== Directions ==
Copy each line with the word "that" in it.
┌─ Records for the exercise
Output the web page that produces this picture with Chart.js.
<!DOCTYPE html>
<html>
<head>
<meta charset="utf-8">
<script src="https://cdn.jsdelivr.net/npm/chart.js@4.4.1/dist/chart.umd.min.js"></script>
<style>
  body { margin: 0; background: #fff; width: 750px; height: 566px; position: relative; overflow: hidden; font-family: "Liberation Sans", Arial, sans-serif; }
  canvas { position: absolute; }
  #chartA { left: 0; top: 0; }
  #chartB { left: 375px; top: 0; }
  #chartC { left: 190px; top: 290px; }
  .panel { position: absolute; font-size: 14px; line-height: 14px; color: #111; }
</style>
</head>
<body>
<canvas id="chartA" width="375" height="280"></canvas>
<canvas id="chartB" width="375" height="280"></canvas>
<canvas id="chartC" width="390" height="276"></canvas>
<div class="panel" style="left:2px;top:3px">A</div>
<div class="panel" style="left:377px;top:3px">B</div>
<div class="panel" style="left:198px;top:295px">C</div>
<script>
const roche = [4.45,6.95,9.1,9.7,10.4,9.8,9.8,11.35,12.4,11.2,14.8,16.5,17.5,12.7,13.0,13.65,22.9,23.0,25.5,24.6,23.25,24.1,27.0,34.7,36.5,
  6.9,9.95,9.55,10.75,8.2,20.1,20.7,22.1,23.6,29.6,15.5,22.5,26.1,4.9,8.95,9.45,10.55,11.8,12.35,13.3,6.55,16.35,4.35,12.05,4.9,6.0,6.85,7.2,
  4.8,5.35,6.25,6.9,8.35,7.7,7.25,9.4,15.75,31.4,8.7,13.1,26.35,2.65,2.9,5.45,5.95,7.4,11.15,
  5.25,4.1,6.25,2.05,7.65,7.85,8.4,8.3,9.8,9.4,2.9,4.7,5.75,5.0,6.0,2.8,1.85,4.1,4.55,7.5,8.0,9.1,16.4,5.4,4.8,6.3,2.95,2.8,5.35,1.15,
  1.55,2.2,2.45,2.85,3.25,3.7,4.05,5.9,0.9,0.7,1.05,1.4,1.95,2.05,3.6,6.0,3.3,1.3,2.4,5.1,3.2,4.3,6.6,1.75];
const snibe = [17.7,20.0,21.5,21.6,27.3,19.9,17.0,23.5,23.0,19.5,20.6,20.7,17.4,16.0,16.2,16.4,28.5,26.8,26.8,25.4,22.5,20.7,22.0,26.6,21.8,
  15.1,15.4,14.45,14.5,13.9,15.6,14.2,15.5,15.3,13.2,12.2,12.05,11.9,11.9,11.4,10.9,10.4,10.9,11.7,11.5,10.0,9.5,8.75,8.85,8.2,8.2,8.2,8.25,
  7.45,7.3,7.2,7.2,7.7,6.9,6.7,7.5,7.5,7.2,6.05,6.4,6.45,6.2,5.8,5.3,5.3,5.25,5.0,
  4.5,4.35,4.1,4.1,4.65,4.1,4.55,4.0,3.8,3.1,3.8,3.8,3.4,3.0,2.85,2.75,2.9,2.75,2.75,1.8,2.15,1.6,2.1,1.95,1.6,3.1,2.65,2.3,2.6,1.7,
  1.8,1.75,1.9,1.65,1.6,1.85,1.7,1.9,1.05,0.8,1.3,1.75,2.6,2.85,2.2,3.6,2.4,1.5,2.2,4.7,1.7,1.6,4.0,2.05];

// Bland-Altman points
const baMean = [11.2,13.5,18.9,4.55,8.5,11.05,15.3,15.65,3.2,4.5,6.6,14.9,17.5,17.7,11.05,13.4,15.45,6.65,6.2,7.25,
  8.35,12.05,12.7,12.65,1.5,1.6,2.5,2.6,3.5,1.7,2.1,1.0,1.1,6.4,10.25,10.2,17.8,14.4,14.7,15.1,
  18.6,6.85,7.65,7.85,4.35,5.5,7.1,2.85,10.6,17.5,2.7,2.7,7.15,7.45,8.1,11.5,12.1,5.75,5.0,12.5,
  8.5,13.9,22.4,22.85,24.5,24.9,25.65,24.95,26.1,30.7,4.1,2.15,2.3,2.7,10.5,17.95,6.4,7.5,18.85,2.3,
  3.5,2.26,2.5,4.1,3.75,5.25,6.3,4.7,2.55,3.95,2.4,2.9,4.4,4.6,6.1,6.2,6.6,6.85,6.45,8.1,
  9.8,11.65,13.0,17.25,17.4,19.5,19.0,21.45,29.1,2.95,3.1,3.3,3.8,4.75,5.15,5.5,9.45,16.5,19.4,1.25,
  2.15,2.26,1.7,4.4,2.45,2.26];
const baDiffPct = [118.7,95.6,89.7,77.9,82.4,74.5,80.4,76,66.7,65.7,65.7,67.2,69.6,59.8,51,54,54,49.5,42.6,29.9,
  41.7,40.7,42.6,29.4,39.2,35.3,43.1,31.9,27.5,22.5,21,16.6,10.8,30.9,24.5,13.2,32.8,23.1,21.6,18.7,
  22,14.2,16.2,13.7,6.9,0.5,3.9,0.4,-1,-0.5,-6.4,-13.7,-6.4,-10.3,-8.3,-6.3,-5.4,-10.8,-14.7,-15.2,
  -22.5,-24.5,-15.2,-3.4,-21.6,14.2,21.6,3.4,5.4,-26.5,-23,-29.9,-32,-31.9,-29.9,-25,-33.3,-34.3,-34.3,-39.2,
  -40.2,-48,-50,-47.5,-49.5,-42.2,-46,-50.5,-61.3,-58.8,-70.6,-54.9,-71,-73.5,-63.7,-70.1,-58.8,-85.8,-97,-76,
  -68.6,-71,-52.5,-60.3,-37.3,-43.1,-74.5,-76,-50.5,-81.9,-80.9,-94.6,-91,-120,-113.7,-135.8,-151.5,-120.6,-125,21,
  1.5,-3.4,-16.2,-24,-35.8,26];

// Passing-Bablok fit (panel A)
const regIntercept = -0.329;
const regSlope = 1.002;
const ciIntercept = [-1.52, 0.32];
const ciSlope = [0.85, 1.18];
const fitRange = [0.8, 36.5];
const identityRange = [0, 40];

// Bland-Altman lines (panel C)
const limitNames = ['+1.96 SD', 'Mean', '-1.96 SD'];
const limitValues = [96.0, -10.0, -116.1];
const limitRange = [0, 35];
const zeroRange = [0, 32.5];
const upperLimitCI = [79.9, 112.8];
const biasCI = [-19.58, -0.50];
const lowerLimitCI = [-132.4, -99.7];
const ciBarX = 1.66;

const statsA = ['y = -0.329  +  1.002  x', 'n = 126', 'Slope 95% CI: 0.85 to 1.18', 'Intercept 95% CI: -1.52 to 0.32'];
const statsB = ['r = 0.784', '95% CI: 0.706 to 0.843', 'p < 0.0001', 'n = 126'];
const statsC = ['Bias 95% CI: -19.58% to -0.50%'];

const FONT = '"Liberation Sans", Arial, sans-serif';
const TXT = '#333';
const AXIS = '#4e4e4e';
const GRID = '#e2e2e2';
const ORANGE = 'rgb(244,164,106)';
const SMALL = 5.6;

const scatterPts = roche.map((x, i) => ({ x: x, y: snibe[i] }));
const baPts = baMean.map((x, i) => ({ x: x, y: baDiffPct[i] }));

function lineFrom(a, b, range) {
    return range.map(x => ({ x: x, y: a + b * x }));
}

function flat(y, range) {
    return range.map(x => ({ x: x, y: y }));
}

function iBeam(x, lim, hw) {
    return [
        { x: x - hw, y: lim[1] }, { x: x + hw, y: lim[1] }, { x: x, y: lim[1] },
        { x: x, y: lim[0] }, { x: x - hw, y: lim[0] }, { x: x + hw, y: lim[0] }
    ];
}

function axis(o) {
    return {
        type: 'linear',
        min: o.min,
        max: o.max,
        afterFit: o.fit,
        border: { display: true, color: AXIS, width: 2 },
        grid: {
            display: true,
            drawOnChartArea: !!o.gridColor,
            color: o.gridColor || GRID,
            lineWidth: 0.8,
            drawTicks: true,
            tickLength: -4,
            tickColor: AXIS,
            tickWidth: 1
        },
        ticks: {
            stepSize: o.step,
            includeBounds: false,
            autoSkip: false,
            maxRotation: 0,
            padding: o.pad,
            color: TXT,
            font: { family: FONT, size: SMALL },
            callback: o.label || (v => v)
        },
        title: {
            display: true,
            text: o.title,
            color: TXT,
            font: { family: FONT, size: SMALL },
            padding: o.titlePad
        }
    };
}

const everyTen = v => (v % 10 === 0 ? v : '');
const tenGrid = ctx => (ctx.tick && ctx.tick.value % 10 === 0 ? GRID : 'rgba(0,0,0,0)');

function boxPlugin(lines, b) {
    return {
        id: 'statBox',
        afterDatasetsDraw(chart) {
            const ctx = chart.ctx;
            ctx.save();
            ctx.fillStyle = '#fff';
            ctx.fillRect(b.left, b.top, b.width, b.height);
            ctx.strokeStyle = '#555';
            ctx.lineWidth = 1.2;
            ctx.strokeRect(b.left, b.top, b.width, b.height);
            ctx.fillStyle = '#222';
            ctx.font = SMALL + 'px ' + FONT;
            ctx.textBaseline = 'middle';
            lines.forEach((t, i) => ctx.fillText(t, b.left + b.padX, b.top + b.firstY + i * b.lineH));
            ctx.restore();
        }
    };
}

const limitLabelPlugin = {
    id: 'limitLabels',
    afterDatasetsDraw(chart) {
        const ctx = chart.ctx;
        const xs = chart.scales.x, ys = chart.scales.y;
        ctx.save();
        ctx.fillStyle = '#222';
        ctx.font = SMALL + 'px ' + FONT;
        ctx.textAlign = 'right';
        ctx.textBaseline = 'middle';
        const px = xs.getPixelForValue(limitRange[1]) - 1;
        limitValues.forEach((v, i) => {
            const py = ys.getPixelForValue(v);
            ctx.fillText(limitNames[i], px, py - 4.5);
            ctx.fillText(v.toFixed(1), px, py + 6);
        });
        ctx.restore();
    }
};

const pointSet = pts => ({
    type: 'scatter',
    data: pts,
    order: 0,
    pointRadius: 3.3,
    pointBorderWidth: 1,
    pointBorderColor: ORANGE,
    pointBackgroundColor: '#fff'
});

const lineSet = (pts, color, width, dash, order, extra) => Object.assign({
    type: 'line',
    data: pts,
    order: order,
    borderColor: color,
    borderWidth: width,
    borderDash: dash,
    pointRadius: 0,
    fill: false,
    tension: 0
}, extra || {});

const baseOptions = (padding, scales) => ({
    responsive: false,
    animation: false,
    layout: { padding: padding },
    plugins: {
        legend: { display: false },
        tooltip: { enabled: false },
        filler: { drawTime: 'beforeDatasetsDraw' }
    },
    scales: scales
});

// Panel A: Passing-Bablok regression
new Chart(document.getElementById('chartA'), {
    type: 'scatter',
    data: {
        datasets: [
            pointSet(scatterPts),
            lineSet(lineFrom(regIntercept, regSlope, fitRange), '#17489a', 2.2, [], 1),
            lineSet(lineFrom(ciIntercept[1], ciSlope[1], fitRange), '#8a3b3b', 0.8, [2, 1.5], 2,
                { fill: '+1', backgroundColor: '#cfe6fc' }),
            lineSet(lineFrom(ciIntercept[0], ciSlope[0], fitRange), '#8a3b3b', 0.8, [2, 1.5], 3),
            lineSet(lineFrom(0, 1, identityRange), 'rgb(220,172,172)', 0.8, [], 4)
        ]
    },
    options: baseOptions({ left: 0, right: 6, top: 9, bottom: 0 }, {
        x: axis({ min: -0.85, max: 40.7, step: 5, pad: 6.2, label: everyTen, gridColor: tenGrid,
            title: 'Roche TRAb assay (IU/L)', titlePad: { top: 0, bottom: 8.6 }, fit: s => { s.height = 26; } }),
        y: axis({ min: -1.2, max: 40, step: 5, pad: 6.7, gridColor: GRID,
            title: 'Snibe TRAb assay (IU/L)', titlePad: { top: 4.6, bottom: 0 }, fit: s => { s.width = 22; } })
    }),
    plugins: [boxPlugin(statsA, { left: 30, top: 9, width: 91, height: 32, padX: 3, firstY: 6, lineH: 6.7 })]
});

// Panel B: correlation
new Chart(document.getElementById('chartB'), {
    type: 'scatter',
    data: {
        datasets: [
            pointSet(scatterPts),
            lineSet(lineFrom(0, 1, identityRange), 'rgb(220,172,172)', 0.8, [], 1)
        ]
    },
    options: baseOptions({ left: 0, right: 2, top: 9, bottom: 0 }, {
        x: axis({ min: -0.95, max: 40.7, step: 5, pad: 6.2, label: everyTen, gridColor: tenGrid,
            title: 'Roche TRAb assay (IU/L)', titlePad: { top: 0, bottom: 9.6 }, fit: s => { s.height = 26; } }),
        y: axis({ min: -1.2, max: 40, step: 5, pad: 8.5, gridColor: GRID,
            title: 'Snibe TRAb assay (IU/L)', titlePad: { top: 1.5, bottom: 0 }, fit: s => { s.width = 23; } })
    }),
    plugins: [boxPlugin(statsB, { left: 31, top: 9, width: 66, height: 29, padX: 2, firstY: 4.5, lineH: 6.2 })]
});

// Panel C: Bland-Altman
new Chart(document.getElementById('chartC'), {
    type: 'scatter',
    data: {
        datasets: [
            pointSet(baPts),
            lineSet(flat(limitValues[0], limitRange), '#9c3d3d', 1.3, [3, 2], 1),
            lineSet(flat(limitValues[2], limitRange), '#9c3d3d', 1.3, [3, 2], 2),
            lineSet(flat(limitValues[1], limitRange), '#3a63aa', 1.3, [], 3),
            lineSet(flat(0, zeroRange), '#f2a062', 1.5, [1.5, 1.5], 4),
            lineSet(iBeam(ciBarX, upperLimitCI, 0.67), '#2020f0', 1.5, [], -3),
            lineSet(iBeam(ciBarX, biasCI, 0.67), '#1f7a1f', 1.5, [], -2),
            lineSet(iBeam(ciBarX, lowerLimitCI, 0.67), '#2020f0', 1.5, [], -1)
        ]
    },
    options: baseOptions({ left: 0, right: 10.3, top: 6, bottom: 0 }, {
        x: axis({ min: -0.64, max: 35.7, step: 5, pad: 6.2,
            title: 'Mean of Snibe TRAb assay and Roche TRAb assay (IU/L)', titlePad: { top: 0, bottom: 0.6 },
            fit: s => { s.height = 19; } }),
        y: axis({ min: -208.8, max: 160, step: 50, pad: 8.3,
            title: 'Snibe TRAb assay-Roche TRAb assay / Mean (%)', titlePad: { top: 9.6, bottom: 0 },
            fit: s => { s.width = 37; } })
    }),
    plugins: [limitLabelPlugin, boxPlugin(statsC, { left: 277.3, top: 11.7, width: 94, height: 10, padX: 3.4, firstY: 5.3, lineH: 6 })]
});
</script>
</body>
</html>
└─
┌─ Records for the exercise
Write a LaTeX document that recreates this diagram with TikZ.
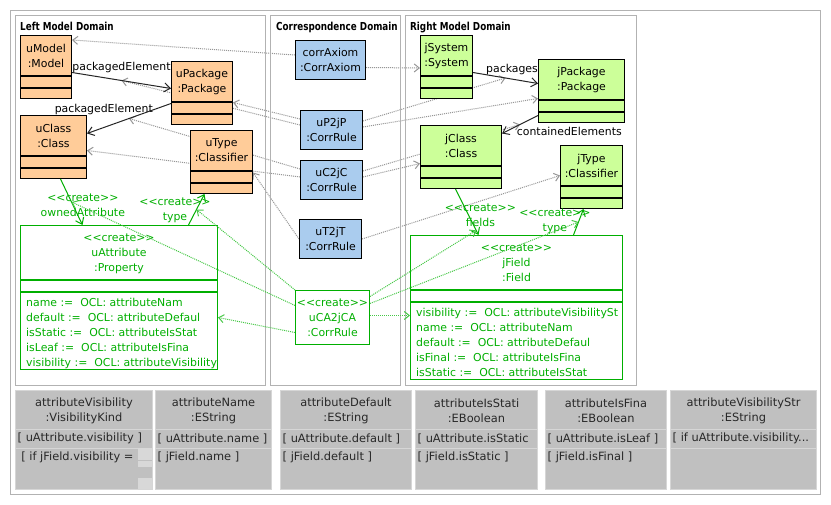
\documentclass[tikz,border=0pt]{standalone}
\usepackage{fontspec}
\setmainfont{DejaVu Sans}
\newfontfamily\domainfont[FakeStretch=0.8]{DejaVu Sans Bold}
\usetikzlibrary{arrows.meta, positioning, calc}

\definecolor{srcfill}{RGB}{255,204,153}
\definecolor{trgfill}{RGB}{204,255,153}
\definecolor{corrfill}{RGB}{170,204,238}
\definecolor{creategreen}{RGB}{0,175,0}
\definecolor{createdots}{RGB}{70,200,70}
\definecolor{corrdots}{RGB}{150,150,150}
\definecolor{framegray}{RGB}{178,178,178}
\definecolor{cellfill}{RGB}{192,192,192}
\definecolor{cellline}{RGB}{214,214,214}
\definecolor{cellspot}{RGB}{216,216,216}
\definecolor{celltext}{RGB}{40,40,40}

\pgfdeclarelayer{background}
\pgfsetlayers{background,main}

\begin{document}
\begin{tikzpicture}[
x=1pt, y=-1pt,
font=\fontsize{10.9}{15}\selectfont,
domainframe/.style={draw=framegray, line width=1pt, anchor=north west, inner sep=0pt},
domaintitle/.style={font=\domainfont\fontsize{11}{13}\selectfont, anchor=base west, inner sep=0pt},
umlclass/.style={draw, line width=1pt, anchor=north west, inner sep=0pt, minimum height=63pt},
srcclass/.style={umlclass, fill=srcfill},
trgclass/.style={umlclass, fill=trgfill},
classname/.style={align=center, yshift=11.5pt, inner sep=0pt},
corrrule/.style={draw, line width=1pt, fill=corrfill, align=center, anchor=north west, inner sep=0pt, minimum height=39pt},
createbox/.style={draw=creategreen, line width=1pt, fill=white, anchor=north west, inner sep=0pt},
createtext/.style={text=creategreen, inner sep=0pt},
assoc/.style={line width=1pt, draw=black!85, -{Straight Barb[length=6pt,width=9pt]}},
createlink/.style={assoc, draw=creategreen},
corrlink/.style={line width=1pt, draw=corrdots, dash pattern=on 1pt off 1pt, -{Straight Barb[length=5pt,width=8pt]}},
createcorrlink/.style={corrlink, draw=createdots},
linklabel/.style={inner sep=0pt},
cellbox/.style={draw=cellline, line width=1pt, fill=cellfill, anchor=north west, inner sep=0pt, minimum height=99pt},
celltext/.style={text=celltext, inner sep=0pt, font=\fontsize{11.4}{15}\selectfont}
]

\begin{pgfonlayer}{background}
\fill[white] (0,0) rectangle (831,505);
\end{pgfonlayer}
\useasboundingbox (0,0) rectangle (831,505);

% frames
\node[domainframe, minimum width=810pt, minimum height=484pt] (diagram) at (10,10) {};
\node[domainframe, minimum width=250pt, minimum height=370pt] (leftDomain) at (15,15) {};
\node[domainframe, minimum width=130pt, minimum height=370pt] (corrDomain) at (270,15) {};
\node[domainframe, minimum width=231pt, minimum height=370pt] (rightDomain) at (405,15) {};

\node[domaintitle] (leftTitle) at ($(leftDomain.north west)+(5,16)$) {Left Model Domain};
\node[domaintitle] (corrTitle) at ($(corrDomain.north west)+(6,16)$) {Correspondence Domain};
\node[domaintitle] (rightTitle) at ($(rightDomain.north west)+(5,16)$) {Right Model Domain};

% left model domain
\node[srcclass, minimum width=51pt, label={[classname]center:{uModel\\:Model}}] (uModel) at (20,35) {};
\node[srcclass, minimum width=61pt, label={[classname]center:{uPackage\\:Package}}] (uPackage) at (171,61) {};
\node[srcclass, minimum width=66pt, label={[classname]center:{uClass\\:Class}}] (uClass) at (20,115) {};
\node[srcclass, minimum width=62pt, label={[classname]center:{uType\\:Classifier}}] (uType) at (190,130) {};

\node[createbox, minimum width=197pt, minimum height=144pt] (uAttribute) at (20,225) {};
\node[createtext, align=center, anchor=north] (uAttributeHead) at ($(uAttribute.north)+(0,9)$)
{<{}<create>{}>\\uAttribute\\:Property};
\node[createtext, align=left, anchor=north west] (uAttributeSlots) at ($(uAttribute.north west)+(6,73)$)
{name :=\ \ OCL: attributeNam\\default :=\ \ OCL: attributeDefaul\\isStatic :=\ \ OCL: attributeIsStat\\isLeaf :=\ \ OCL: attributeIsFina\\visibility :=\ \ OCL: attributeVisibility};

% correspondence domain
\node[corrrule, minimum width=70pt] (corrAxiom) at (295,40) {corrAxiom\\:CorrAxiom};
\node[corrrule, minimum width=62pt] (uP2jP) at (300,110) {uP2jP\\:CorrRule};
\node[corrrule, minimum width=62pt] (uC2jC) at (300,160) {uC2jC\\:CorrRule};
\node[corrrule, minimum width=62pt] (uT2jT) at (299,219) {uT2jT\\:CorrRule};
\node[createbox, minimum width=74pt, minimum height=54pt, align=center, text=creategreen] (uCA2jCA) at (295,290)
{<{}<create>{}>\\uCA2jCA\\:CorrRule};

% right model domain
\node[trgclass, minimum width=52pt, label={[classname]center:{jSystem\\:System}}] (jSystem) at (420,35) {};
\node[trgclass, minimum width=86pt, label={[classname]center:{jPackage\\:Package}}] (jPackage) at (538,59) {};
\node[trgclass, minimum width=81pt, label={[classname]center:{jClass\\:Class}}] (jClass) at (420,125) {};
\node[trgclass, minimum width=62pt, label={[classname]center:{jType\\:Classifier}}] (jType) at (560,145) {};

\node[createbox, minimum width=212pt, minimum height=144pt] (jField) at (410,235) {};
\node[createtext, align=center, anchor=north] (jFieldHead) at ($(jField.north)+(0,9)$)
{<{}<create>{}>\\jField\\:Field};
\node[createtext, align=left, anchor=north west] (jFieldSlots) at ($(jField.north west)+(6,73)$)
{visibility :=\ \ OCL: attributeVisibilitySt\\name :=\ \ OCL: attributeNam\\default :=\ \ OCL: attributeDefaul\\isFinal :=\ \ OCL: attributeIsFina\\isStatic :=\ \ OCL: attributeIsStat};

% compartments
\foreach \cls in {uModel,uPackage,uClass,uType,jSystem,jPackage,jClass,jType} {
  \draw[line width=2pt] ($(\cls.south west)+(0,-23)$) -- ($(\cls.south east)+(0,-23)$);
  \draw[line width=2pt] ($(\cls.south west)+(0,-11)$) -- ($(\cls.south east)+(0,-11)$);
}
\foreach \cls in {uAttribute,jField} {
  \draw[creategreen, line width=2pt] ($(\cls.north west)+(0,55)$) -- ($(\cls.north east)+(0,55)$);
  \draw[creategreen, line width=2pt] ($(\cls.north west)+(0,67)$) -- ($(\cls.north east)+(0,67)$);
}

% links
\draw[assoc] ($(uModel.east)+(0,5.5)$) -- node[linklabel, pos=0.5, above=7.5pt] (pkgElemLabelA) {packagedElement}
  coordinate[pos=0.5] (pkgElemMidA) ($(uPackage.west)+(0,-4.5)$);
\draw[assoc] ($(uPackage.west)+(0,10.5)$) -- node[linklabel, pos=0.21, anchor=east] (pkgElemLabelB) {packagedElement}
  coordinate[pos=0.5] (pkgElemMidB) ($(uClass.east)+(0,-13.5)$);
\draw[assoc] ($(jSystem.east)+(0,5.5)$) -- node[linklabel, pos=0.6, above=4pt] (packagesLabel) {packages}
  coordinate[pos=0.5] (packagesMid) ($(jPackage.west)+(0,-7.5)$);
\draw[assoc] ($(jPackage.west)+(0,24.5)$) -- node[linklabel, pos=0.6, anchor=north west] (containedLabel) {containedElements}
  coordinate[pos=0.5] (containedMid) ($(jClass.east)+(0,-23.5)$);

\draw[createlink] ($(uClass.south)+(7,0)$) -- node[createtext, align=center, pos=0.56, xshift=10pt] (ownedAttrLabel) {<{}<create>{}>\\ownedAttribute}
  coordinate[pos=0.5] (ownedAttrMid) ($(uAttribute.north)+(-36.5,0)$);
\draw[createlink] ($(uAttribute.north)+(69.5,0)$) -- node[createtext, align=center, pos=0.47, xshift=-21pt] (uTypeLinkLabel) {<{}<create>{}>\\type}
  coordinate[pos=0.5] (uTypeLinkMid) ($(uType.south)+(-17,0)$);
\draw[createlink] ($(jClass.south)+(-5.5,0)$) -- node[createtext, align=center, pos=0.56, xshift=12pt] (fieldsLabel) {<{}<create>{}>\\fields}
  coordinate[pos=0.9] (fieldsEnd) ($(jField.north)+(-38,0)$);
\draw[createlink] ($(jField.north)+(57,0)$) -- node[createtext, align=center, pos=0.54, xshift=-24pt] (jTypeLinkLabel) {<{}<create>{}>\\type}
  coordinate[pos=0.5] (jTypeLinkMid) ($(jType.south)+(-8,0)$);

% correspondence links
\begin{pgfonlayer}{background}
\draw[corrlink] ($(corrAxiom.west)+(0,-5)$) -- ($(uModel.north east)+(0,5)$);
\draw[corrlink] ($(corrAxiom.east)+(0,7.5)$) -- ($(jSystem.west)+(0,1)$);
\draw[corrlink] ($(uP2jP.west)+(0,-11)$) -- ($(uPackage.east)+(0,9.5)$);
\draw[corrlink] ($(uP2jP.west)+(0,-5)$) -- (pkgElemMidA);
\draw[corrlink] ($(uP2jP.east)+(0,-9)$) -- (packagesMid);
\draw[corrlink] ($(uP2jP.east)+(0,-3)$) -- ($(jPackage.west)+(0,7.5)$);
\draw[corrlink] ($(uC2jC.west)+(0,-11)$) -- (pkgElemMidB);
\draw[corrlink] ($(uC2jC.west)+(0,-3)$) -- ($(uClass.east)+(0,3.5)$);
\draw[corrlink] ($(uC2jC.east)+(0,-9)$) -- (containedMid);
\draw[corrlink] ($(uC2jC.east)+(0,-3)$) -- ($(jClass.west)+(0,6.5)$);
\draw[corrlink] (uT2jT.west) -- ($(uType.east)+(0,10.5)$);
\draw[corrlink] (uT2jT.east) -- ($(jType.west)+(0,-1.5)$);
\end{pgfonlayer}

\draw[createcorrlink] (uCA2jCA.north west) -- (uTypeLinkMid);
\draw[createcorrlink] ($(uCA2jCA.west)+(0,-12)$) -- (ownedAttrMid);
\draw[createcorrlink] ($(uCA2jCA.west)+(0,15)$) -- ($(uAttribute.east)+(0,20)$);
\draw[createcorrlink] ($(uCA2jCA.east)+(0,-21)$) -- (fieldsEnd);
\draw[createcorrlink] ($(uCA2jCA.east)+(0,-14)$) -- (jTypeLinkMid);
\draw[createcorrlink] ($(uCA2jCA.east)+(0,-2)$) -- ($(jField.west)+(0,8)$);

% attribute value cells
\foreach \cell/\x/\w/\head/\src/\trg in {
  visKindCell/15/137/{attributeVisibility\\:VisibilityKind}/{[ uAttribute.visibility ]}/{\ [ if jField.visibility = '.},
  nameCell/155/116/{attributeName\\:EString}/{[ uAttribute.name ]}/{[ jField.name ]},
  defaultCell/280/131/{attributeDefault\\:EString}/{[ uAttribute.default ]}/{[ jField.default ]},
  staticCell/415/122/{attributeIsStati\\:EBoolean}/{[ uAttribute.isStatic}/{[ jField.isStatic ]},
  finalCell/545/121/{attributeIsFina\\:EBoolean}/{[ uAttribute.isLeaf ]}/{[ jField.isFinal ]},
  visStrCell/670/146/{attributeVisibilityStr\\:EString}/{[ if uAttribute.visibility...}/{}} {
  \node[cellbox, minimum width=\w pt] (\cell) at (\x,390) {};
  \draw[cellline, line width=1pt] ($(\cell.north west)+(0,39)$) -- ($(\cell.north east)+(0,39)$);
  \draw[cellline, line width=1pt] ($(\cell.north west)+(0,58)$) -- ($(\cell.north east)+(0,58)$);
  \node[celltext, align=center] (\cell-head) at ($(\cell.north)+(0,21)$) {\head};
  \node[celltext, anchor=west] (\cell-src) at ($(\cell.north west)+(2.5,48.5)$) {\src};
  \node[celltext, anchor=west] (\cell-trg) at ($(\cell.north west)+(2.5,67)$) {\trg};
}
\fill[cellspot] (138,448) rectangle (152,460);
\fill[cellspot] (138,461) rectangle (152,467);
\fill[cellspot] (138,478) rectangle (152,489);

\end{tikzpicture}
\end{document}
└─
== Answer to the task ==
Output the web page that produces this picture with Chart.js.
Write a LaTeX document that recreates this diagram with TikZ.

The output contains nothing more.